Supplied data |
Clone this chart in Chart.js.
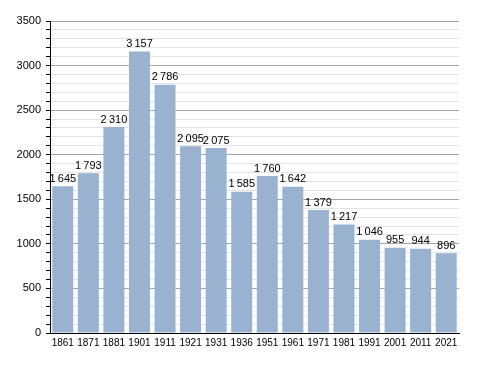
<!DOCTYPE html>
<html lang="en">
<head>
<meta charset="UTF-8">
<title>Population</title>
<script src="https://cdn.jsdelivr.net/npm/chart.js@4.4.1/dist/chart.umd.min.js"></script>
<style>
  html, body { margin: 0; padding: 0; background: #fff; }
  #wrap { position: relative; width: 488px; height: 373px; }
</style>
</head>
<body>
<div id="wrap"><canvas id="chart"></canvas></div>
<script>
// census years and population
const years = ['1861', '1871', '1881', '1901', '1911', '1921', '1931', '1936',
  '1951', '1961', '1971', '1981', '1991', '2001', '2011', '2021'];
const population = [1645, 1793, 2310, 3157, 2786, 2095, 2075, 1585,
  1760, 1642, 1379, 1217, 1046, 955, 944, 896];
const yMax = 3500;
const yStep = 100;
const yLabelStep = 500;

const barColor = '#98b2cf';
const family = "'Liberation Sans', Arial, sans-serif";
const font = { family: family, size: 11 };

// thousands with a thin space, like "1 645"
const fmt = v => v >= 1000 ? Math.floor(v / 1000) + '\u2009' + String(v % 1000).padStart(3, '0') : String(v);

const valueLabels = {
  id: 'valueLabels',
  afterDatasetsDraw(chart) {
    const ctx = chart.ctx;
    const meta = chart.getDatasetMeta(0);
    ctx.save();
    ctx.font = font.size + 'px ' + font.family;
    ctx.fillStyle = '#000';
    ctx.textAlign = 'center';
    ctx.textBaseline = 'bottom';
    meta.data.forEach((bar, i) => {
      ctx.fillText(fmt(population[i]), bar.x, bar.y - 2);
    });
    ctx.restore();
  }
};

new Chart(document.getElementById('chart'), {
  type: 'bar',
  plugins: [valueLabels],
  data: {
    labels: years,
    datasets: [{
      data: population,
      backgroundColor: barColor,
      borderWidth: 0,
      barPercentage: 0.82,
      categoryPercentage: 1
    }]
  },
  options: {
    responsive: true,
    maintainAspectRatio: false,
    animation: false,
    layout: { padding: { left: 0, top: 21, right: 29, bottom: 0 } },
    plugins: { legend: { display: false }, tooltip: { enabled: false } },
    scales: {
      x: {
        grid: { display: false, drawTicks: false },
        border: { color: '#000', width: 1 },
        ticks: { color: '#000', font: { family: family, size: 10 }, padding: 4, maxRotation: 0, autoSkip: false },
        afterFit: s => { s.height = 40; }
      },
      y: {
        min: 0,
        max: yMax,
        border: { color: '#000', width: 1 },
        grid: {
          color: c => c.tick && c.tick.value % yLabelStep === 0 ? '#a6a6a6' : '#e4e4e4',
          tickColor: '#000',
          tickLength: 4
        },
        ticks: {
          stepSize: yStep,
          maxTicksLimit: 100,
          autoSkip: false,
          color: '#000',
          font: font,
          padding: 5,
          callback: v => v % yLabelStep === 0 ? String(v) : ''
        },
        afterFit: s => { s.width = 50; }
      }
    }
  }
});
</script>
</body>
</html>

Task description | Copy out every line of the material above exactly, skipping the pictures.

Response to the exercise |
Clone this chart in Chart.js.
<!DOCTYPE html>
<html lang="en">
<head>
<meta charset="UTF-8">
<title>Population</title>
<script src="https://cdn.jsdelivr.net/npm/chart.js@4.4.1/dist/chart.umd.min.js"></script>
<style>
  html, body { margin: 0; padding: 0; background: #fff; }
  #wrap { position: relative; width: 488px; height: 373px; }
</style>
</head>
<body>
<div id="wrap"><canvas id="chart"></canvas></div>
<script>
// census years and population
const years = ['1861', '1871', '1881', '1901', '1911', '1921', '1931', '1936',
  '1951', '1961', '1971', '1981', '1991', '2001', '2011', '2021'];
const population = [1645, 1793, 2310, 3157, 2786, 2095, 2075, 1585,
  1760, 1642, 1379, 1217, 1046, 955, 944, 896];
const yMax = 3500;
const yStep = 100;
const yLabelStep = 500;

const barColor = '#98b2cf';
const family = "'Liberation Sans', Arial, sans-serif";
const font = { family: family, size: 11 };

// thousands with a thin space, like "1 645"
const fmt = v => v >= 1000 ? Math.floor(v / 1000) + '\u2009' + String(v % 1000).padStart(3, '0') : String(v);

const valueLabels = {
  id: 'valueLabels',
  afterDatasetsDraw(chart) {
    const ctx = chart.ctx;
    const meta = chart.getDatasetMeta(0);
    ctx.save();
    ctx.font = font.size + 'px ' + font.family;
    ctx.fillStyle = '#000';
    ctx.textAlign = 'center';
    ctx.textBaseline = 'bottom';
    meta.data.forEach((bar, i) => {
      ctx.fillText(fmt(population[i]), bar.x, bar.y - 2);
    });
    ctx.restore();
  }
};

new Chart(document.getElementById('chart'), {
  type: 'bar',
  plugins: [valueLabels],
  data: {
    labels: years,
    datasets: [{
      data: population,
      backgroundColor: barColor,
      borderWidth: 0,
      barPercentage: 0.82,
      categoryPercentage: 1
    }]
  },
  options: {
    responsive: true,
    maintainAspectRatio: false,
    animation: false,
    layout: { padding: { left: 0, top: 21, right: 29, bottom: 0 } },
    plugins: { legend: { display: false }, tooltip: { enabled: false } },
    scales: {
      x: {
        grid: { display: false, drawTicks: false },
        border: { color: '#000', width: 1 },
        ticks: { color: '#000', font: { family: family, size: 10 }, padding: 4, maxRotation: 0, autoSkip: false },
        afterFit: s => { s.height = 40; }
      },
      y: {
        min: 0,
        max: yMax,
        border: { color: '#000', width: 1 },
        grid: {
          color: c => c.tick && c.tick.value % yLabelStep === 0 ? '#a6a6a6' : '#e4e4e4',
          tickColor: '#000',
          tickLength: 4
        },
        ticks: {
          stepSize: yStep,
          maxTicksLimit: 100,
          autoSkip: false,
          color: '#000',
          font: font,
          padding: 5,
          callback: v => v % yLabelStep === 0 ? String(v) : ''
        },
        afterFit: s => { s.width = 50; }
      }
    }
  }
});
</script>
</body>
</html>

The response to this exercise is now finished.